Moore’s Claw is at work in the storage business. If you want to get a low down on the state of storage networks, and what’s wrong or right with them, check out Fazal Majid’s latest.
As hard drives get denser, the cost of raw storage is getting ridiculously cheap – well under a dollar per gigabye as I write. The cost of managed storage, however, is an entirely different story.
While writing my story, The Rise of the Insta-Company, I met with Dan Warmenhoven, chief executive of Network Appliances. he had said, the future of storage is in adding value on top of commodity drives. Be it networked storage, IPod or TiVO. The drive maker in any of these cases does not make any real money, but those who add value – software, or in case of TiVO “user experience” makes all the cash.

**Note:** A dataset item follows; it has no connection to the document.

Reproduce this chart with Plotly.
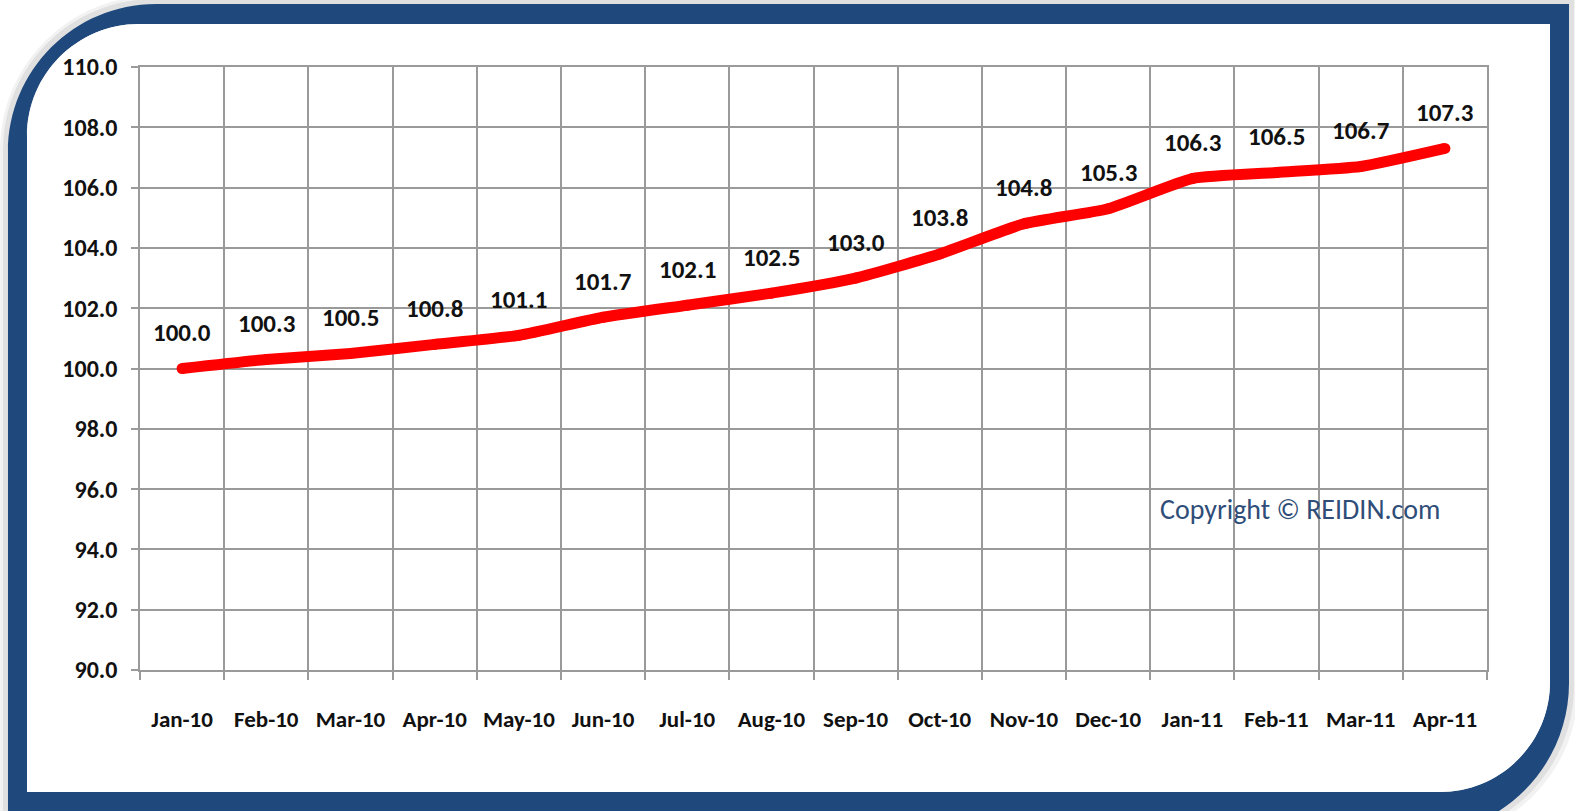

Fazal is spot on with his analysis, and predicts declining margins in the expensive SAN business.
One logical way to lower the cost of SANs is to use inexpensive Ethernet connectivity. This was recently standardized as iSCSI, which is essentially SCSI running on top of TCP/IP. I recently became aware of Ximeta, a company that makes external drives that apparently implement iSCSI, at a price that is very close to that of raw disks (since iSCSI does not have to manage state for clients the way a more featured NAS does, Ximeta can shun expensive CPUs and RAM, and use a dedicated ASIC instead).
” Ximeta can shun expensive CPUs and RAM, and use a dedicated ASIC instead”.
Huh? The typical marketing-speak is generally to say that technology X is great because it runs on cheap off-the-shelf CPUs rather than expensive custom built ASICs.